*Directive*.
Only the lines from the one containing "Convert this diagram to TikZ code." through the one containing "(jonM) -- (lower);" should be duplicated, exactly as they appear. Pictures are to be left out.

*Input material*.

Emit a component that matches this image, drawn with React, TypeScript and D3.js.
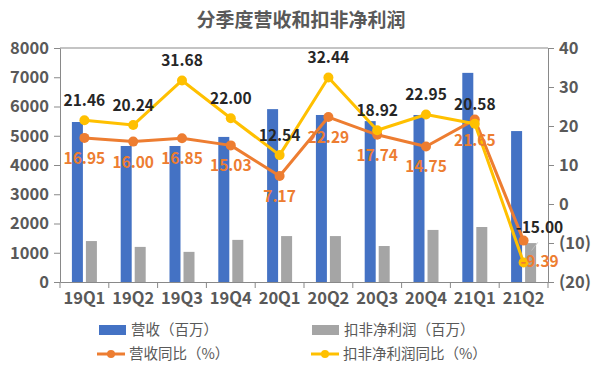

* * *

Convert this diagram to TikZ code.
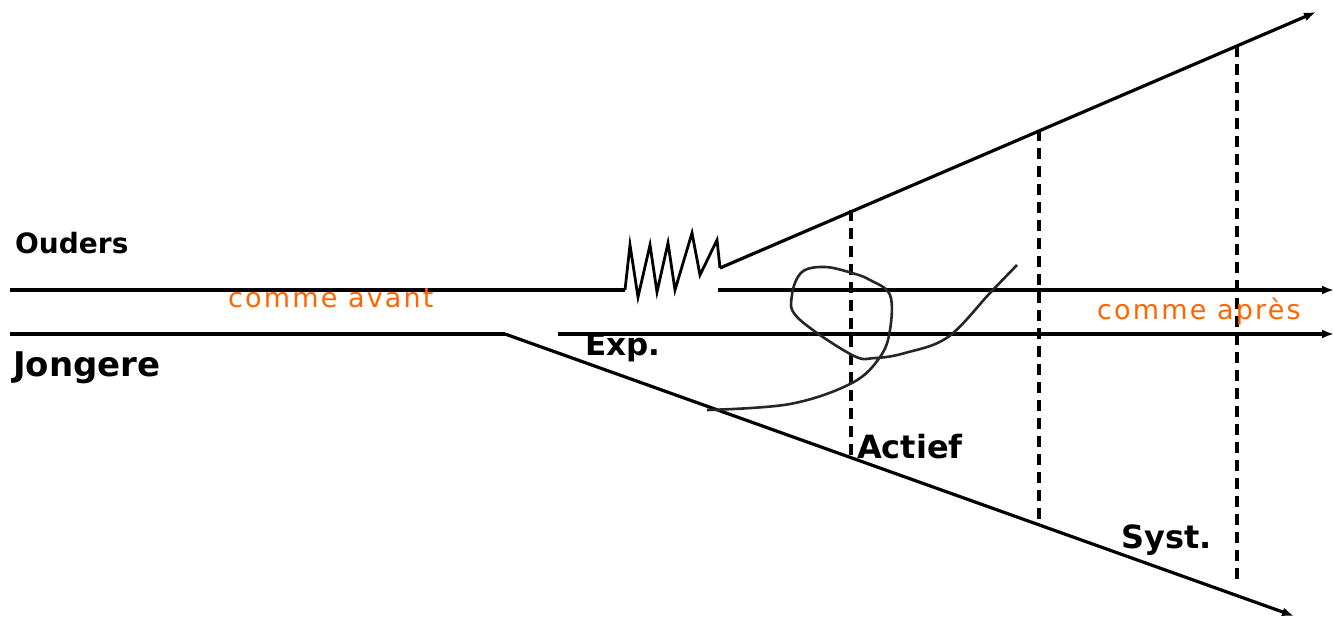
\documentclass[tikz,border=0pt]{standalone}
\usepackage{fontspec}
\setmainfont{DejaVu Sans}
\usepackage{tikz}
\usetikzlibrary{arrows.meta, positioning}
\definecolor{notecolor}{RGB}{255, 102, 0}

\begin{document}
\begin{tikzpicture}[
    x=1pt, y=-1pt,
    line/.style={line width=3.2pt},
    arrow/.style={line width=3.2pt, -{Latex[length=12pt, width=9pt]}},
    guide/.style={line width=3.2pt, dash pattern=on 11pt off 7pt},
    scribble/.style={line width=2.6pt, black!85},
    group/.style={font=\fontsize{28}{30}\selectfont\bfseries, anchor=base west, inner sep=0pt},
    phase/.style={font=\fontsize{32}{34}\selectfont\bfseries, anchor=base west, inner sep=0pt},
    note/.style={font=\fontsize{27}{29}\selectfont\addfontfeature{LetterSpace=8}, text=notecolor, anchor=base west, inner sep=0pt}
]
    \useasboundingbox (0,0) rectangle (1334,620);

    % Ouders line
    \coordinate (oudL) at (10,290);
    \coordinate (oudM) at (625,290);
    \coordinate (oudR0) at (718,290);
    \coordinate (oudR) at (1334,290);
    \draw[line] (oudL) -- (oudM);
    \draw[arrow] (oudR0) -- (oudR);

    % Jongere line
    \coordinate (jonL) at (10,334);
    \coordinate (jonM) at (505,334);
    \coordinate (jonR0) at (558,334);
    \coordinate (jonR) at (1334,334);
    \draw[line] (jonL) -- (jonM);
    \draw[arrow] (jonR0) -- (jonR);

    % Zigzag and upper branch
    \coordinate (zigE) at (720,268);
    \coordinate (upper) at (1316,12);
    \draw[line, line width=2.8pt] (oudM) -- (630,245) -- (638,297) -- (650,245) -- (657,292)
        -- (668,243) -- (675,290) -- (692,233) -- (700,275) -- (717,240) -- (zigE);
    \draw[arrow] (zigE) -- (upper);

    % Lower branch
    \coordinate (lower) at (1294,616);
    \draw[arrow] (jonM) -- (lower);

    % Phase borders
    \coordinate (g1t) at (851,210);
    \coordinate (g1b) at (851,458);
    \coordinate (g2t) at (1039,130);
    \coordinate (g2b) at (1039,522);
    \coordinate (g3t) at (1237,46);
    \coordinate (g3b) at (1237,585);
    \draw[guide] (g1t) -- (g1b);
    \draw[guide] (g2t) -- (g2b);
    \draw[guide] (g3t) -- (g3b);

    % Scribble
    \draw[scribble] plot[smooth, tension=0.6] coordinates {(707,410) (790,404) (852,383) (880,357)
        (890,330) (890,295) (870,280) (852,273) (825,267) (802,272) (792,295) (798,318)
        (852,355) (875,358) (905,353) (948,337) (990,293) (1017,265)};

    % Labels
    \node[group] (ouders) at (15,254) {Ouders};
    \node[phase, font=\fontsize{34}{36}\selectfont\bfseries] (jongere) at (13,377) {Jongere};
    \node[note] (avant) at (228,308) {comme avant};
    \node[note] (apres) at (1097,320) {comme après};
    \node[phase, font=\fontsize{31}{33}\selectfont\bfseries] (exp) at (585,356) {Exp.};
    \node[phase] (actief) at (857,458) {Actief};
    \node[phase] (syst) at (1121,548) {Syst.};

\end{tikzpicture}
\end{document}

*Exercise output*.
Convert this diagram to TikZ code.
\documentclass[tikz,border=0pt]{standalone}
\usepackage{fontspec}
\setmainfont{DejaVu Sans}
\usepackage{tikz}
\usetikzlibrary{arrows.meta, positioning}
\definecolor{notecolor}{RGB}{255, 102, 0}

\begin{document}
\begin{tikzpicture}[
    x=1pt, y=-1pt,
    line/.style={line width=3.2pt},
    arrow/.style={line width=3.2pt, -{Latex[length=12pt, width=9pt]}},
    guide/.style={line width=3.2pt, dash pattern=on 11pt off 7pt},
    scribble/.style={line width=2.6pt, black!85},
    group/.style={font=\fontsize{28}{30}\selectfont\bfseries, anchor=base west, inner sep=0pt},
    phase/.style={font=\fontsize{32}{34}\selectfont\bfseries, anchor=base west, inner sep=0pt},
    note/.style={font=\fontsize{27}{29}\selectfont\addfontfeature{LetterSpace=8}, text=notecolor, anchor=base west, inner sep=0pt}
]
    \useasboundingbox (0,0) rectangle (1334,620);

    % Ouders line
    \coordinate (oudL) at (10,290);
    \coordinate (oudM) at (625,290);
    \coordinate (oudR0) at (718,290);
    \coordinate (oudR) at (1334,290);
    \draw[line] (oudL) -- (oudM);
    \draw[arrow] (oudR0) -- (oudR);

    % Jongere line
    \coordinate (jonL) at (10,334);
    \coordinate (jonM) at (505,334);
    \coordinate (jonR0) at (558,334);
    \coordinate (jonR) at (1334,334);
    \draw[line] (jonL) -- (jonM);
    \draw[arrow] (jonR0) -- (jonR);

    % Zigzag and upper branch
    \coordinate (zigE) at (720,268);
    \coordinate (upper) at (1316,12);
    \draw[line, line width=2.8pt] (oudM) -- (630,245) -- (638,297) -- (650,245) -- (657,292)
        -- (668,243) -- (675,290) -- (692,233) -- (700,275) -- (717,240) -- (zigE);
    \draw[arrow] (zigE) -- (upper);

    % Lower branch
    \coordinate (lower) at (1294,616);
    \draw[arrow] (jonM) -- (lower);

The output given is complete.